>>>

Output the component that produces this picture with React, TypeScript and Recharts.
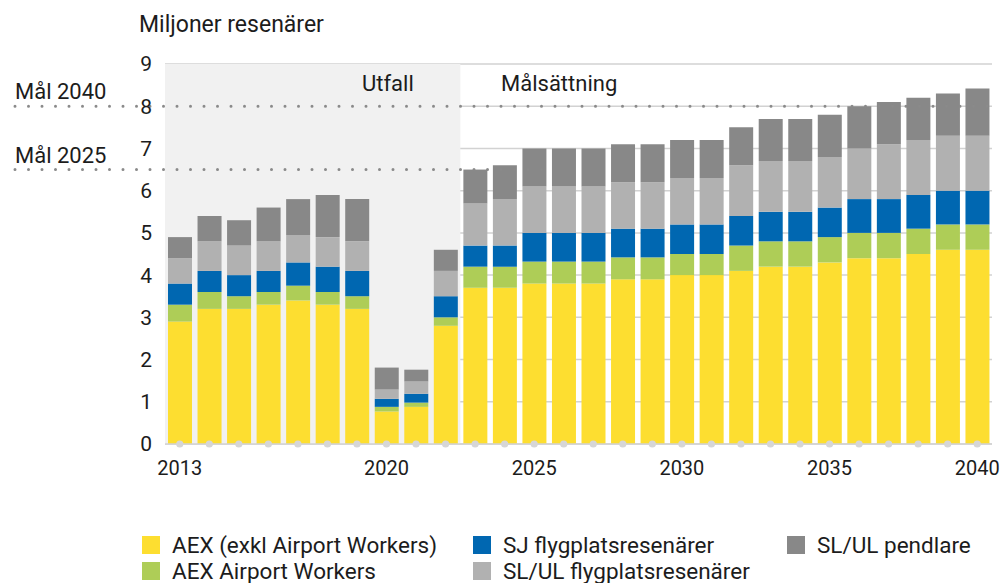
import React from "react";
import { BarChart, Bar, XAxis, YAxis, CartesianGrid, ReferenceArea, ReferenceLine } from "recharts";

const years = [
  2013, 2014, 2015, 2016, 2017, 2018, 2019, 2020, 2021, 2022,
  2023, 2024, 2025, 2026, 2027, 2028, 2029, 2030, 2031, 2032,
  2033, 2034, 2035, 2036, 2037, 2038, 2039, 2040,
];

// miljoner resenärer per segment
const aex = [
  2.9, 3.2, 3.2, 3.3, 3.4, 3.3, 3.2, 0.77, 0.88, 2.8,
  3.7, 3.7, 3.8, 3.8, 3.8, 3.9, 3.9, 4.0, 4.0, 4.1,
  4.2, 4.2, 4.3, 4.4, 4.4, 4.5, 4.6, 4.6,
];
const airportWorkers = [
  0.4, 0.4, 0.3, 0.3, 0.35, 0.3, 0.3, 0.11, 0.1, 0.2,
  0.5, 0.5, 0.52, 0.52, 0.52, 0.52, 0.52, 0.5, 0.5, 0.6,
  0.6, 0.6, 0.6, 0.6, 0.6, 0.6, 0.6, 0.6,
];
const sjFlyg = [
  0.5, 0.5, 0.5, 0.5, 0.55, 0.6, 0.6, 0.19, 0.21, 0.5,
  0.5, 0.5, 0.68, 0.68, 0.68, 0.68, 0.68, 0.7, 0.7, 0.7,
  0.7, 0.7, 0.7, 0.8, 0.8, 0.8, 0.8, 0.8,
];
const slulFlyg = [
  0.6, 0.7, 0.7, 0.7, 0.65, 0.7, 0.7, 0.22, 0.29, 0.6,
  1.0, 1.1, 1.1, 1.1, 1.1, 1.1, 1.1, 1.1, 1.1, 1.2,
  1.2, 1.2, 1.2, 1.2, 1.3, 1.3, 1.3, 1.3,
];
const slulPendlare = [
  0.5, 0.6, 0.6, 0.8, 0.85, 1.0, 1.0, 0.52, 0.28, 0.5,
  0.8, 0.8, 0.9, 0.9, 0.9, 0.9, 0.9, 0.9, 0.9, 0.9,
  1.0, 1.0, 1.0, 1.0, 1.0, 1.0, 1.0, 1.12,
];

const yTicks = [0, 1, 2, 3, 4, 5, 6, 7, 8, 9];
const labelYears = [2013, 2020, 2025, 2030, 2035, 2040];

const series = [
  { key: "aex", name: "AEX (exkl Airport Workers)", color: "#FDDE30", values: aex },
  { key: "aw", name: "AEX Airport Workers", color: "#AECD57", values: airportWorkers },
  { key: "sj", name: "SJ flygplatsresenärer", color: "#0067B1", values: sjFlyg },
  { key: "slf", name: "SL/UL flygplatsresenärer", color: "#B1B1B1", values: slulFlyg },
  { key: "slp", name: "SL/UL pendlare", color: "#888888", values: slulPendlare },
];

const data = years.map((year, i) => {
  const row: Record<string, number> = { year };
  series.forEach((s) => (row[s.key] = s.values[i]));
  return row;
});

const FONT = "Roboto, sans-serif";
const TEXT = "#1c1c1c";

function YearTick(props: any) {
  const { x, y, payload } = props;
  return (
    <g>
      <circle cx={x} cy={y} r={3.6} fill="#d6d6d6" />
      {labelYears.includes(payload.value) && (
        <text x={x} y={y + 31} textAnchor="middle" fontSize={20} fill={TEXT} fontFamily={FONT}>
          {payload.value}
        </text>
      )}
    </g>
  );
}

// dotted target line, pulled out to the left edge of the picture
const dotted = (extraRight: number) => (props: any) => {
  const { x2, y1 } = props;
  return (
    <line
      x1={15}
      x2={x2 + extraRight}
      y1={y1}
      y2={y1}
      stroke="#8a8a8a"
      strokeWidth={3}
      strokeDasharray="0 13.5"
      strokeLinecap="round"
    />
  );
};

export default function App() {
  return (
    <div style={{ position: "absolute", left: 0, top: 0, width: 1000, height: 583, fontFamily: FONT }}>
      <BarChart
        width={1000}
        height={583}
        data={data}
        margin={{ top: 64, right: 8, bottom: 109, left: 0 }}
        barSize={24}
      >
        <ReferenceArea x1={2013} x2={2022} y1={0} y2={9} fill="#f1f1f1" fillOpacity={1} stroke="none" />
        <CartesianGrid vertical={false} stroke="#d2d2d2" strokeWidth={1.5} />
        <YAxis
          domain={[0, 9]}
          ticks={yTicks}
          width={165}
          axisLine={false}
          tickLine={false}
          tickSize={0}
          tickMargin={13}
          tick={{ fontSize: 21, fill: TEXT, fontFamily: FONT }}
        />
        {series.map((s) => (
          <Bar key={s.key} dataKey={s.key} name={s.name} stackId="a" fill={s.color} isAnimationActive={false} />
        ))}
        <XAxis
          dataKey="year"
          interval={0}
          height={30}
          tickSize={0}
          tickMargin={0}
          tickLine={false}
          axisLine={{ stroke: "#d2d2d2", strokeWidth: 1.5 }}
          tick={<YearTick />}
        />
        <ReferenceLine y={8} shape={dotted(0)} />
        <ReferenceLine
          segment={[
            { x: 2013, y: 6.5 },
            { x: 2025, y: 6.5 },
          ]}
          shape={dotted(15)}
        />
      </BarChart>

      <svg
        width={1000}
        height={583}
        style={{ position: "absolute", left: 0, top: 0, pointerEvents: "none" }}
        fontFamily={FONT}
        fontSize={22}
        fill={TEXT}
      >
        <text x={139} y={32} fontSize={23}>Miljoner resenärer</text>
        <text x={362} y={91}>Utfall</text>
        <text x={501} y={91}>Målsättning</text>
        <text x={15} y={99}>Mål 2040</text>
        <text x={15} y={163}>Mål 2025</text>
      </svg>

      <div
        style={{
          position: "absolute",
          left: 142,
          top: 532,
          display: "grid",
          gridTemplateRows: "26px 26px",
          gridTemplateColumns: "331px 314px 200px",
          gridAutoFlow: "column",
          fontSize: 22.5,
          color: TEXT,
        }}
      >
        {series.map((s) => (
          <div key={s.key} style={{ display: "flex", alignItems: "center", whiteSpace: "nowrap", lineHeight: "26px" }}>
            <span style={{ width: 18, height: 18, background: s.color, marginRight: 12, display: "inline-block" }} />
            {s.name}
          </div>
        ))}
      </div>
    </div>
  );
}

<<<

▸ Task brief: Select every line in the material above where the string "React" occurs, and copy it.

▸ Task answer:
Output the component that produces this picture with React, TypeScript and Recharts.
import React from "react";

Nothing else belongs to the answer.